Gordon, who defended his right to bring forward such a matter, 25 Aug., voted for Benett’s amendment that there had been gross bribery at the Liverpool election, 5 Sept. 1831.
He spoke against the ministerial alteration to the reform bill to exclude electors of Cricklade who were freeholders from voting for the county of Wiltshire, 2 Sept. 1831, and the following day he criticized the decision to give the lord chancellor a veto over the choice of revising barristers. He called the Sugar Refinery Act one of the most objectionable laws he had ever known, 5 Sept., and warned ministers not to give the impression of being disposed to do injustice to the colonies, 7 Sept. He told the House, 22 Sept., when he called the measure flawed and impolitic, that if he had been present he would have voted in the minority for a select committee to inquire how far the Act could be renewed with regard to the West India interest, 12 Sept.;
He voted for the second reading of the revised reform bill, 17 Dec. 1831, and for the clause to partially disfranchise 30 boroughs, 23 Jan. 1832, when he divided for the vestry bill. He sided with opposition for inquiry into the glove trade, 31 Jan., and spoke in favour of this, 3 Apr. He again reintroduced the lunatics bill, 2 Feb., and, although substantially amended in both Houses, it passed that session, being given royal assent, 11 Aug.
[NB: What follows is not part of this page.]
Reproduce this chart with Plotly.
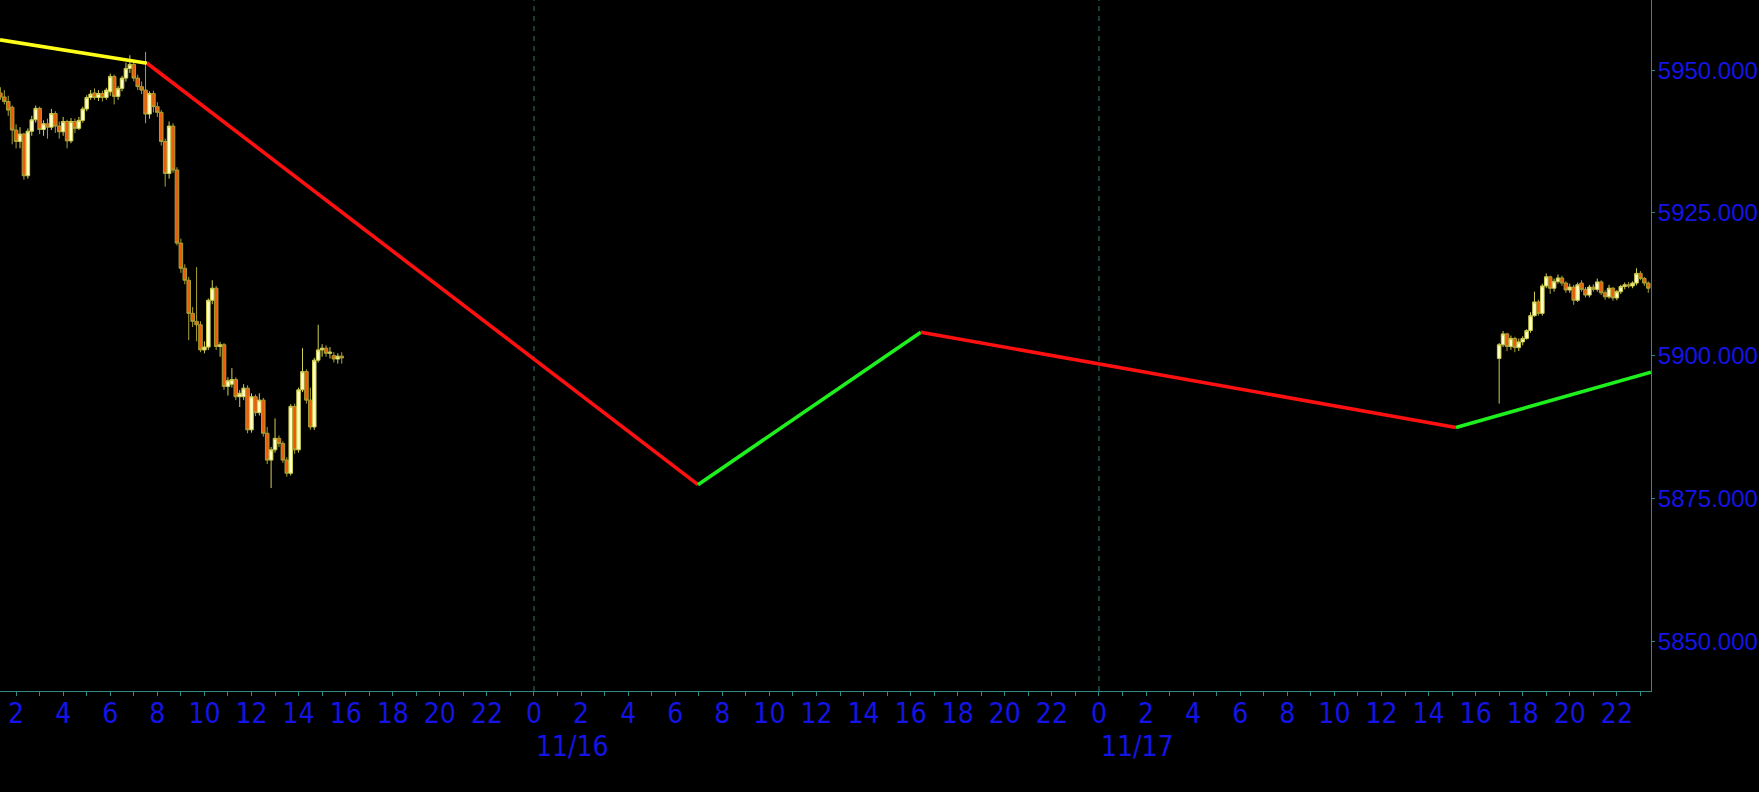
import pandas as pd
import plotly.graph_objects as go

# ---------------- data (10-minute bars) ----------------
s1_start = "2024-11-15 01:20"
s1_open = [5946.0, 5945.3, 5944.5, 5943.5, 5939.5, 5937.5, 5938.8, 5931.5, 5939.3, 5941.3,
           5943.3, 5939.6, 5940.6, 5940.0, 5942.4, 5940.2, 5939.2, 5941.0, 5937.6, 5941.0,
           5939.8, 5941.2, 5943.2, 5945.2, 5946.0, 5945.2, 5945.9, 5945.2, 5946.2, 5948.9,
           5945.4, 5946.8, 5948.6, 5950.3, 5951.0, 5948.6, 5947.1, 5946.5, 5942.3, 5945.9,
           5943.6, 5942.6, 5937.5, 5931.9, 5940.2, 5932.5, 5919.7, 5915.3, 5913.2, 5907.4,
           5906.0, 5905.4, 5901.0, 5901.5, 5909.7, 5911.8, 5901.6, 5901.9, 5894.6, 5895.0,
           5895.8, 5892.8, 5892.8, 5894.3, 5887.0, 5892.8, 5890.0, 5892.2, 5886.4, 5881.7,
           5883.5, 5885.5, 5884.6, 5881.7, 5879.4, 5891.1, 5883.5, 5894.0, 5897.2, 5892.2,
           5887.5, 5899.2, 5901.0, 5901.3, 5900.4, 5900.0, 5899.4, 5899.9]
s1_high = [5947.0, 5946.5, 5945.5, 5943.8, 5940.5, 5940.0, 5939.0, 5939.8, 5942.0, 5943.8,
           5943.6, 5941.2, 5941.5, 5943.2, 5942.8, 5941.0, 5941.8, 5941.3, 5941.6, 5941.5,
           5941.8, 5943.6, 5945.6, 5946.5, 5946.8, 5946.5, 5946.4, 5946.9, 5949.4, 5949.2,
           5947.2, 5949.0, 5951.3, 5952.6, 5951.5, 5949.2, 5948.0, 5953.2, 5946.3, 5946.4,
           5944.4, 5943.0, 5938.0, 5941.0, 5940.7, 5933.0, 5920.5, 5916.0, 5913.8, 5908.5,
           5915.5, 5906.0, 5902.5, 5910.0, 5913.2, 5912.2, 5902.4, 5902.2, 5896.2, 5897.8,
           5896.2, 5894.0, 5895.0, 5894.8, 5893.4, 5893.2, 5893.4, 5892.6, 5887.5, 5884.0,
           5889.0, 5886.0, 5885.0, 5882.2, 5891.5, 5891.6, 5894.4, 5901.3, 5897.6, 5894.4,
           5899.6, 5905.4, 5902.0, 5901.8, 5901.5, 5900.6, 5900.4, 5900.6]
s1_low = [5944.8, 5944.0, 5942.0, 5937.0, 5936.3, 5936.3, 5930.8, 5931.0, 5938.5, 5940.8,
          5938.8, 5938.5, 5938.0, 5939.5, 5939.0, 5938.0, 5938.5, 5936.3, 5937.2, 5939.0,
          5939.5, 5940.8, 5942.8, 5944.8, 5944.8, 5944.6, 5944.5, 5944.8, 5945.5, 5944.0,
          5944.8, 5946.3, 5948.0, 5949.5, 5948.0, 5946.5, 5945.8, 5940.7, 5941.5, 5942.6,
          5941.8, 5936.8, 5929.6, 5931.0, 5932.0, 5919.3, 5914.5, 5912.5, 5902.7, 5905.0,
          5902.5, 5900.6, 5900.4, 5901.0, 5909.0, 5901.0, 5899.8, 5894.0, 5893.0, 5894.4,
          5892.2, 5891.0, 5892.2, 5886.4, 5886.5, 5889.4, 5889.5, 5885.8, 5881.0, 5876.8,
          5883.0, 5884.0, 5881.2, 5878.8, 5879.0, 5882.8, 5883.0, 5893.6, 5891.6, 5887.0,
          5887.0, 5898.8, 5899.8, 5899.8, 5899.5, 5898.8, 5898.6, 5898.6]
s1_close = [5945.3, 5944.5, 5943.0, 5939.5, 5937.5, 5938.8, 5931.5, 5939.3, 5941.3, 5943.3,
            5939.6, 5940.6, 5940.0, 5942.4, 5940.2, 5939.2, 5941.0, 5937.6, 5941.0, 5939.8,
            5941.2, 5943.2, 5945.2, 5945.8, 5945.2, 5945.9, 5945.2, 5946.5, 5948.9, 5945.4,
            5946.8, 5948.6, 5950.3, 5951.0, 5948.6, 5947.1, 5946.5, 5942.3, 5945.9, 5943.6,
            5942.6, 5937.5, 5931.9, 5940.2, 5932.5, 5919.7, 5915.3, 5913.2, 5907.4, 5906.0,
            5905.4, 5901.0, 5901.5, 5909.7, 5911.8, 5901.6, 5901.9, 5894.6, 5895.6, 5895.8,
            5892.8, 5893.4, 5894.3, 5887.0, 5892.8, 5890.0, 5892.2, 5886.4, 5881.7, 5883.5,
            5885.5, 5884.6, 5881.7, 5879.4, 5891.1, 5883.5, 5894.0, 5897.2, 5892.2, 5887.5,
            5899.2, 5901.0, 5901.3, 5900.4, 5900.6, 5899.4, 5899.9, 5899.6]

s2_start = "2024-11-17 17:00"
s2_open = [5899.5, 5901.9, 5903.8, 5901.6, 5903.0, 5901.4, 5902.4, 5903.0, 5904.4, 5907.0,
           5909.4, 5907.4, 5912.2, 5913.8, 5911.8, 5913.0, 5913.6, 5912.7, 5911.5, 5912.0,
           5909.7, 5912.7, 5911.6, 5910.6, 5912.0, 5911.6, 5912.9, 5911.0, 5910.3, 5911.8,
           5910.1, 5911.2, 5912.1, 5912.4, 5912.2, 5912.7, 5914.4, 5913.5, 5912.7]
s2_high = [5902.2, 5904.3, 5904.0, 5903.5, 5903.3, 5903.0, 5903.4, 5904.6, 5907.6, 5911.2,
           5909.8, 5912.6, 5914.4, 5914.0, 5913.5, 5914.2, 5914.0, 5913.0, 5912.6, 5912.4,
           5912.8, 5913.2, 5912.0, 5912.4, 5912.5, 5913.5, 5913.2, 5911.4, 5912.4, 5912.0,
           5911.5, 5912.4, 5912.8, 5912.9, 5913.0, 5915.3, 5914.8, 5913.8, 5913.0]
s2_low = [5891.6, 5901.5, 5900.8, 5901.0, 5900.6, 5900.8, 5901.8, 5902.8, 5904.0, 5906.8,
          5907.0, 5907.0, 5911.8, 5910.8, 5911.2, 5912.6, 5912.2, 5911.0, 5911.0, 5908.9,
          5909.4, 5911.2, 5910.2, 5910.2, 5911.2, 5911.2, 5910.6, 5909.8, 5910.0, 5909.6,
          5909.7, 5910.8, 5911.6, 5911.8, 5911.8, 5912.3, 5913.2, 5912.2, 5911.0]
s2_close = [5901.9, 5903.8, 5901.6, 5903.0, 5901.4, 5902.4, 5903.0, 5904.4, 5907.0, 5909.4,
            5907.4, 5912.2, 5913.8, 5911.8, 5913.0, 5913.6, 5912.7, 5911.5, 5912.0, 5909.7,
            5912.4, 5911.6, 5910.6, 5912.0, 5911.6, 5912.9, 5911.0, 5910.3, 5911.8, 5910.1,
            5911.2, 5912.1, 5912.4, 5912.2, 5912.7, 5914.4, 5913.5, 5912.7, 5911.8]

# zigzag indicator
zz_time = ["2024-11-15 01:19", "2024-11-15 07:34", "2024-11-16 06:58",
           "2024-11-16 16:26", "2024-11-17 15:10", "2024-11-17 23:27"]
zz_value = [5955.3, 5951.2, 5877.4, 5904.1, 5887.4, 5897.1]
zz_color = ["#ffff1a", "#ff1010", "#1ef01e", "#ff1010", "#1ef01e"]

# axes
x_range = ["2024-11-15 01:19", "2024-11-17 23:27"]
y_range = [5841.26, 5962.28]
y_ticks = [5850, 5875, 5900, 5925, 5950]
day_starts = ["2024-11-16 00:00", "2024-11-17 00:00"]
day_labels = ["11/16", "11/17"]

# ---------------- figure ----------------
t1 = pd.date_range(s1_start, periods=len(s1_open), freq="10min")
t2 = pd.date_range(s2_start, periods=len(s2_open), freq="10min")
times = list(t1) + list(t2)

AX = "#2f8a86"
TXT = "#1414e6"
NARROW = "Liberation Sans Narrow, DejaVu Sans Condensed, Liberation Sans"

fig = go.Figure()
fig.add_trace(go.Candlestick(
    x=times,
    open=s1_open + s2_open, high=s1_high + s2_high,
    low=s1_low + s2_low, close=s1_close + s2_close,
    increasing=dict(line=dict(color="#cfcf50", width=1), fillcolor="#ffffc8"),
    decreasing=dict(line=dict(color="#a8a234", width=1), fillcolor="#f05a0c"),
    whiskerwidth=0, showlegend=False, hoverinfo="skip",
))

for i, c in enumerate(zz_color):
    fig.add_trace(go.Scatter(
        x=zz_time[i:i + 2], y=zz_value[i:i + 2], mode="lines",
        line=dict(color=c, width=3.6), showlegend=False, hoverinfo="skip",
    ))

for d in day_starts:
    fig.add_vline(x=d, line=dict(color="#2a7a74", width=1, dash="5px,5px"), layer="below")

tick_times = pd.date_range("2024-11-15 02:00", "2024-11-17 22:00", freq="2h")
tick_text = [str(t.hour) for t in tick_times]

for d, lab in zip(day_starts, day_labels):
    fig.add_annotation(x=d, y=-0.080, xref="x", yref="paper", text=lab,
                       showarrow=False, xanchor="left", yanchor="middle",
                       font=dict(family=NARROW, size=28, color=TXT))

fig.update_layout(
    width=1759, height=792,
    margin=dict(l=0, r=108, t=0, b=101),
    paper_bgcolor="#000000", plot_bgcolor="#000000",
    showlegend=False,
    boxgap=0.05, boxgroupgap=0.05,
    xaxis=dict(
        type="date", range=x_range, rangeslider=dict(visible=False),
        showgrid=False, zeroline=False,
        showline=True, linecolor=AX, linewidth=1,
        tickmode="array", tickvals=list(tick_times), ticktext=tick_text,
        ticks="outside", ticklen=4, tickcolor=AX,
        ticklabelstandoff=-7,
        minor=dict(dtick=3600000, tick0="2024-11-15", ticks="outside", ticklen=4, tickcolor=AX),
        tickfont=dict(family=NARROW, size=28, color=TXT),
        fixedrange=True,
    ),
    yaxis=dict(
        side="right", range=y_range, showgrid=False, zeroline=False,
        showline=True, linecolor=AX, linewidth=1,
        tickmode="array", tickvals=y_ticks, tickformat=".3f",
        ticks="outside", ticklen=3, tickcolor=AX,
        ticklabelstandoff=-2,
        tickfont=dict(family="Liberation Sans, Arial, sans-serif", size=24, color=TXT),
        fixedrange=True,
    ),
)

fig.write_html(
    "out.html",
    config={"displayModeBar": False},
    post_script="document.body.style.margin='0';document.body.style.overflow='hidden';",
)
if this be all that can be done in the way of economizing the public money, which the expense of the army calls for, I cannot help thinking that I and ... [Hume] and other gentlemen, have been wasting our time during the last 15 years in calling upon the Tory administrations to make reductions.
He voted for Ebrington’s motion for an address calling on the king to appoint only ministers who would carry the reform bill unimpaired, 10 May, and the second reading of the Irish bill, 25 May 1832.
The following month Gordon joined the India board, on a salary of £1,200, and soon sowed the seeds of discord. As Macaulay wrote to his sisters, the
history of it is this. Gordon, ... a fat, ugly, spiteful, snarling, sneering, old rascal of a slave-driver, is my colleague ... The appointment was, in my opinion, quite unjustifiable. He had always been a Whig, and a violent Whig. When the present ministers came in he asked for one of the under-secretaryships of state. They were all given. He became angry and, though he could not with decency oppose the reform bill, having always declared himself a zealous reformer, he gave the ministers all the trouble in his power. On their colonial policy, on their financial policy, on their commercial policy - nay, wherever a favourable opportunity offered, even on the details of the reform bill, he opposed and harassed them. It was not without much grumbling and reluctance that, on the night of Lord Ebrington’s last motion, he voted for them. They have resolved, it seems, to buy him off and they have stopped his ugly, wide, grinning mouth with this commissionership. He brings into his new situation the same vile temper which he has always displayed in public life. Knowing nothing of the business of the office, he wishes to remodel it all. He has already quarrelled with Charles Grant* and with Hyde Villiers*, and wishes to draw me to his party. What chance he has of succeeding with me you may judge from this letter. I am opposed to him, not merely from dislike of his temper and from distrust of his principles, but also on public grounds. It is not merely by an envious, querulous, busy-bodyish disposition that he has been induced to act as he has acted. He differs from Grant and Villiers with respect to the policy which ought to be pursued towards India. We consider him as being, in fact, the creature of the directors, a friend of the China monopoly, a friend to the existing system of patronage. He as good as told me that he considered himself as placed at the board to be a check to Grant and Villiers.
Macaulay Letters, ii. 139-40.
As expected, he was returned unopposed for Cricklade, 16 June 1832.